A new website published on Monday tracks the “enormous consequences” of lifting the military ban on open gay service.

After a federal judge in California struck down as unconstitutional “Don't Ask, Don't Tell” and ordered the military to stop implementing the policy, the Pentagon warned that requiring it to cease all enforcement would “cause significant disruptions to the force in the short term” and Secretary of Defense Robert Gates said the suspension “has enormous consequences for our troops.”

Those statements prompted the Palm Center, a think tank at the University of California at Santa Barbara that studies the Pentagon policy that bans gay and bisexual service members from serving openly, to establish a website to track all reported instances of harm to unit cohesion, discipline and privacy that arise as a result of open gay service.

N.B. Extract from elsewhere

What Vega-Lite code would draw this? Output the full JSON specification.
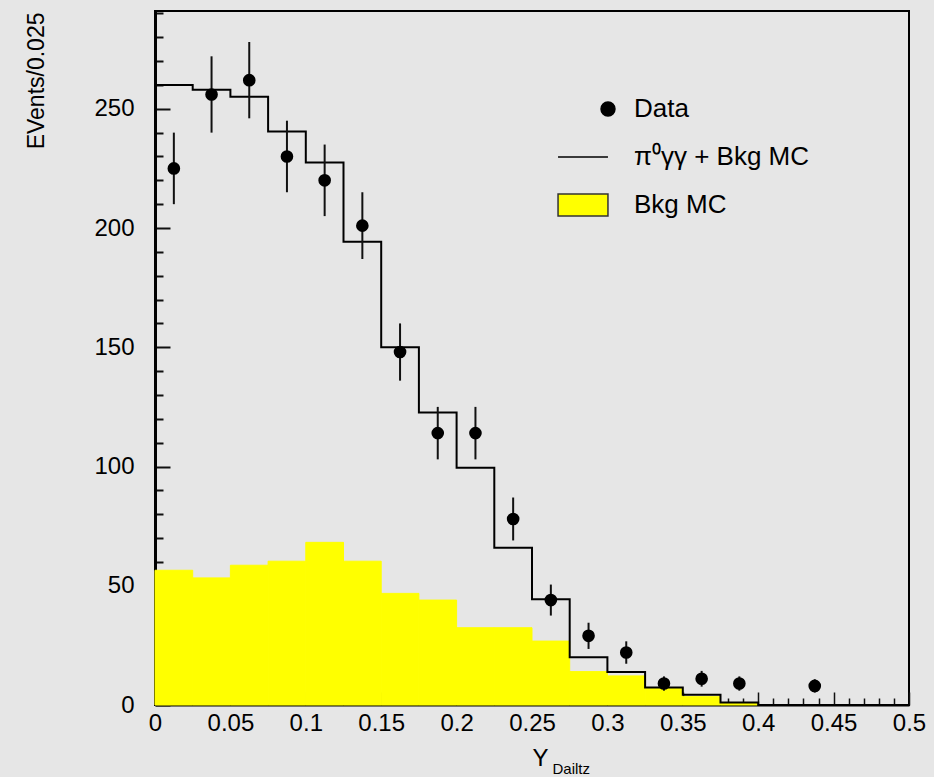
{
  "$schema": "https://vega.github.io/schema/vega-lite/v6.json",
  "autosize": {"type": "none"},
  "width": 754,
  "height": 694,
  "padding": {"left": 155, "top": 11, "right": 25, "bottom": 72},
  "background": "#e6e6e6",
  "config": {
    "view": {"stroke": "#000000", "strokeWidth": 2, "fill": "#e6e6e6"},
    "font": "Liberation Sans",
    "axis": {
      "zindex": 1, "grid": false,
      "labelFont": "Liberation Sans", "titleFont": "Liberation Sans",
      "labelColor": "#000000", "titleColor": "#000000",
      "domainColor": "#000000", "tickColor": "#111111",
      "labelOverlap": false, "labelBound": false, "labelFlush": false,
      "titleFontWeight": "normal"
    }
  },
  "datasets": {
    "hist": [
      {"x0": 0.0, "x1": 0.025, "xc": 0.0125, "total": 260, "bkg": 56.5, "data": 225, "lo": 210, "hi": 240},
      {"x0": 0.025, "x1": 0.05, "xc": 0.0375, "total": 258, "bkg": 53.3, "data": 256, "lo": 240, "hi": 272},
      {"x0": 0.05, "x1": 0.075, "xc": 0.0625, "total": 255, "bkg": 58.6, "data": 262, "lo": 246, "hi": 278},
      {"x0": 0.075, "x1": 0.1, "xc": 0.0875, "total": 240.5, "bkg": 60.3, "data": 230, "lo": 215, "hi": 245},
      {"x0": 0.1, "x1": 0.125, "xc": 0.1125, "total": 227.5, "bkg": 68.2, "data": 220, "lo": 205, "hi": 235},
      {"x0": 0.125, "x1": 0.15, "xc": 0.1375, "total": 194.2, "bkg": 60.3, "data": 201, "lo": 187, "hi": 215},
      {"x0": 0.15, "x1": 0.175, "xc": 0.1625, "total": 150, "bkg": 46.8, "data": 148, "lo": 136, "hi": 160},
      {"x0": 0.175, "x1": 0.2, "xc": 0.1875, "total": 122.7, "bkg": 44, "data": 114, "lo": 103, "hi": 125},
      {"x0": 0.2, "x1": 0.225, "xc": 0.2125, "total": 99.5, "bkg": 32.4, "data": 114, "lo": 103, "hi": 125},
      {"x0": 0.225, "x1": 0.25, "xc": 0.2375, "total": 65.9, "bkg": 32.4, "data": 78, "lo": 69, "hi": 87},
      {"x0": 0.25, "x1": 0.275, "xc": 0.2625, "total": 44.3, "bkg": 26.8, "data": 44, "lo": 37.5, "hi": 50.5},
      {"x0": 0.275, "x1": 0.3, "xc": 0.2875, "total": 20, "bkg": 14, "data": 29, "lo": 23.5, "hi": 34.5},
      {"x0": 0.3, "x1": 0.325, "xc": 0.3125, "total": 13.8, "bkg": 12.2, "data": 22, "lo": 17.3, "hi": 26.7},
      {"x0": 0.325, "x1": 0.35, "xc": 0.3375, "total": 7.3, "bkg": 7, "data": 9, "lo": 6, "hi": 12},
      {"x0": 0.35, "x1": 0.375, "xc": 0.3625, "total": 4.3, "bkg": 3.5, "data": 11, "lo": 7.7, "hi": 14.3},
      {"x0": 0.375, "x1": 0.4, "xc": 0.3875, "total": 1, "bkg": 0.8, "data": 9, "lo": 6, "hi": 12},
      {"x0": 0.4, "x1": 0.425, "xc": 0.4125, "total": 0, "bkg": 0, "data": null, "lo": null, "hi": null},
      {"x0": 0.425, "x1": 0.45, "xc": 0.4375, "total": 0, "bkg": 0, "data": 8, "lo": 5.2, "hi": 10.8},
      {"x0": 0.45, "x1": 0.475, "xc": 0.4625, "total": 0, "bkg": 0, "data": null, "lo": null, "hi": null},
      {"x0": 0.475, "x1": 0.5, "xc": 0.4875, "total": 0, "bkg": 0, "data": null, "lo": null, "hi": null},
      {"x0": 0.5, "x1": null, "xc": null, "total": 0, "bkg": null, "data": null, "lo": null, "hi": null}
    ]
  },
  "layer": [
    {
      "data": {"name": "hist"},
      "transform": [{"filter": "datum.x1 != null"}],
      "mark": {"type": "rect", "fill": "#ffff00", "stroke": "#ffff00", "strokeWidth": 1},
      "encoding": {
        "x": {
          "field": "x0", "type": "quantitative",
          "scale": {"domain": [0, 0.5], "nice": false, "zero": false},
          "axis": {
            "orient": "bottom",
            "values": [0,0.01,0.02,0.03,0.04,0.05,0.06,0.07,0.08,0.09,0.1,0.11,0.12,0.13,0.14,0.15,0.16,0.17,0.18,0.19,0.2,0.21,0.22,0.23,0.24,0.25,0.26,0.27,0.28,0.29,0.3,0.31,0.32,0.33,0.34,0.35,0.36,0.37,0.38,0.39,0.4,0.41,0.42,0.43,0.44,0.45,0.46,0.47,0.48,0.49,0.5],
            "labelExpr": "abs(datum.value*20-round(datum.value*20))<0.001 ? ''+round(datum.value*100)/100 : ''",
            "tickSize": {"condition": {"test": "abs(datum.value*20-round(datum.value*20))<0.001", "value": -13}, "value": -7},
            "tickWidth": 1.5,
            "domainWidth": 2,
            "labelFontSize": 24,
            "labelPadding": 19,
            "title": "Y",
            "titleFontSize": 24,
            "titleAngle": 0,
            "titleAlign": "left",
            "titleBaseline": "alphabetic",
            "titleX": 377,
            "titleY": 60
          }
        },
        "x2": {"field": "x1"},
        "y": {
          "field": "bkg", "type": "quantitative",
          "scale": {"domain": [0, 291], "nice": false, "zero": true},
          "axis": {
            "values": [0,10,20,30,40,50,60,70,80,90,100,110,120,130,140,150,160,170,180,190,200,210,220,230,240,250,260,270,280,290],
            "labelExpr": "datum.value % 50 === 0 ? datum.label : ''",
            "tickSize": {"condition": {"test": "datum.value % 50 === 0", "value": -15}, "value": -8},
            "tickWidth": 2,
            "domainWidth": 3,
            "labelFontSize": 24,
            "labelPadding": 36,
            "title": "EVents/0.025",
            "titleFontSize": 23,
            "titleAngle": -90,
            "titleAlign": "right",
            "titleBaseline": "alphabetic",
            "titleX": -112,
            "titleY": 1
          }
        },
        "y2": {"datum": 0}
      }
    },
    {
      "data": {"name": "hist"},
      "mark": {"type": "line", "interpolate": "step-after", "color": "#000000", "strokeWidth": 2},
      "encoding": {
        "x": {
          "field": "x0", "type": "quantitative",
          "axis": {
            "orient": "bottom",
            "domain": false, "ticks": false, "labels": false,
            "title": "Dailtz",
            "titleFontSize": 15,
            "titleAngle": 0,
            "titleAlign": "left",
            "titleBaseline": "alphabetic",
            "titleX": 397,
            "titleY": 68
          }
        },
        "y": {
          "field": "total", "type": "quantitative",
          "axis": {
            "values": [0,10,20,30,40,50,60,70,80,90,100,110,120,130,140,150,160,170,180,190,200,210,220,230,240,250,260,270,280,290],
            "labelExpr": "datum.value % 50 === 0 ? datum.label : ''",
            "tickSize": {"condition": {"test": "datum.value % 50 === 0", "value": -15}, "value": -8},
            "tickWidth": 2,
            "domainWidth": 3,
            "labelFontSize": 24,
            "labelPadding": 36,
            "title": "EVents/0.025",
            "titleFontSize": 23,
            "titleAngle": -90,
            "titleAlign": "right",
            "titleBaseline": "alphabetic",
            "titleX": -112,
            "titleY": 1
          }
        }
      }
    },
    {
      "data": {"name": "hist"},
      "transform": [{"filter": "datum.data != null"}],
      "mark": {"type": "rule", "color": "#111111", "strokeWidth": 2},
      "encoding": {
        "x": {"field": "xc", "type": "quantitative", "axis": null},
        "y": {
          "field": "lo", "type": "quantitative",
          "axis": {
            "values": [0,10,20,30,40,50,60,70,80,90,100,110,120,130,140,150,160,170,180,190,200,210,220,230,240,250,260,270,280,290],
            "labelExpr": "datum.value % 50 === 0 ? datum.label : ''",
            "tickSize": {"condition": {"test": "datum.value % 50 === 0", "value": -15}, "value": -8},
            "tickWidth": 2,
            "domainWidth": 3,
            "labelFontSize": 24,
            "labelPadding": 36,
            "title": "EVents/0.025",
            "titleFontSize": 23,
            "titleAngle": -90,
            "titleAlign": "right",
            "titleBaseline": "alphabetic",
            "titleX": -112,
            "titleY": 1
          }
        },
        "y2": {"field": "hi"}
      }
    },
    {
      "data": {"name": "hist"},
      "transform": [{"filter": "datum.data != null"}],
      "mark": {"type": "circle", "color": "#000000", "size": 160, "opacity": 1},
      "encoding": {
        "x": {"field": "xc", "type": "quantitative", "axis": null},
        "y": {
          "field": "data", "type": "quantitative",
          "axis": {
            "values": [0,10,20,30,40,50,60,70,80,90,100,110,120,130,140,150,160,170,180,190,200,210,220,230,240,250,260,270,280,290],
            "labelExpr": "datum.value % 50 === 0 ? datum.label : ''",
            "tickSize": {"condition": {"test": "datum.value % 50 === 0", "value": -15}, "value": -8},
            "tickWidth": 2,
            "domainWidth": 3,
            "labelFontSize": 24,
            "labelPadding": 36,
            "title": "EVents/0.025",
            "titleFontSize": 23,
            "titleAngle": -90,
            "titleAlign": "right",
            "titleBaseline": "alphabetic",
            "titleX": -112,
            "titleY": 1
          }
        }
      }
    },
    {
      "data": {"values": []},
      "mark": {"type": "point", "opacity": 1},
      "encoding": {
        "shape": {
          "field": "series", "type": "nominal",
          "scale": {
            "domain": ["Data", "π⁰γγ + Bkg MC", "Bkg MC"],
            "range": [
              "M1.3317,0C1.3317,0.1602,1.2019,0.29,1.0417,0.29C0.8815,0.29,0.7517,0.1602,0.7517,0C0.7517,-0.1602,0.8815,-0.29,1.0417,-0.29C1.2019,-0.29,1.3317,-0.1602,1.3317,0Z",
              "M-1.04,0H1.04",
              "M-1.04,-0.46H1.04V0.46H-1.04Z"
            ]
          },
          "legend": {"orient": "none", "legendX": 403, "legendY": 73, "title": null, "padding": 0, "rowPadding": 10, "symbolSize": 2304, "symbolStrokeWidth": 1.5, "symbolOpacity": 1, "labelFont": "Liberation Sans", "labelFontSize": 26, "labelColor": "#000000", "labelOffset": 26, "labelLimit": 500}
        },
        "fill": {
          "field": "series", "type": "nominal",
          "scale": {"domain": ["Data", "π⁰γγ + Bkg MC", "Bkg MC"], "range": ["#000000", "transparent", "#ffff00"]},
          "legend": {"orient": "none", "legendX": 403, "legendY": 73, "title": null, "padding": 0, "rowPadding": 10, "symbolSize": 2304, "symbolStrokeWidth": 1.5, "symbolOpacity": 1, "labelFont": "Liberation Sans", "labelFontSize": 26, "labelColor": "#000000", "labelOffset": 26, "labelLimit": 500}
        },
        "stroke": {
          "field": "series", "type": "nominal",
          "scale": {"domain": ["Data", "π⁰γγ + Bkg MC", "Bkg MC"], "range": ["#000000", "#000000", "#333333"]},
          "legend": {"orient": "none", "legendX": 403, "legendY": 73, "title": null, "padding": 0, "rowPadding": 10, "symbolSize": 2304, "symbolStrokeWidth": 1.5, "symbolOpacity": 1, "labelFont": "Liberation Sans", "labelFontSize": 26, "labelColor": "#000000", "labelOffset": 26, "labelLimit": 500}
        }
      }
    }
  ],
  "resolve": {"axis": {"x": "independent"}}
}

“Secretary Gates' prediction of 'enormous consequences' is no incidental, throwaway line,” Aaron Belkin, director of the Palm Center, said in announcing the website. “The assertion that these consequences would arise has been the justification for 'don't ask, don't tell' for 17 years. Now that the ban has been suspended, we are searching vigilantly for such consequences, and we will use the new website as a hub for reporting what we find.”

The group says it will collect the data using a Freedom of Information Act request.

The website (enormousconsequences.com) reports zero incidents as on Monday evening, six days after the military was ordered to stop enforcing the policy.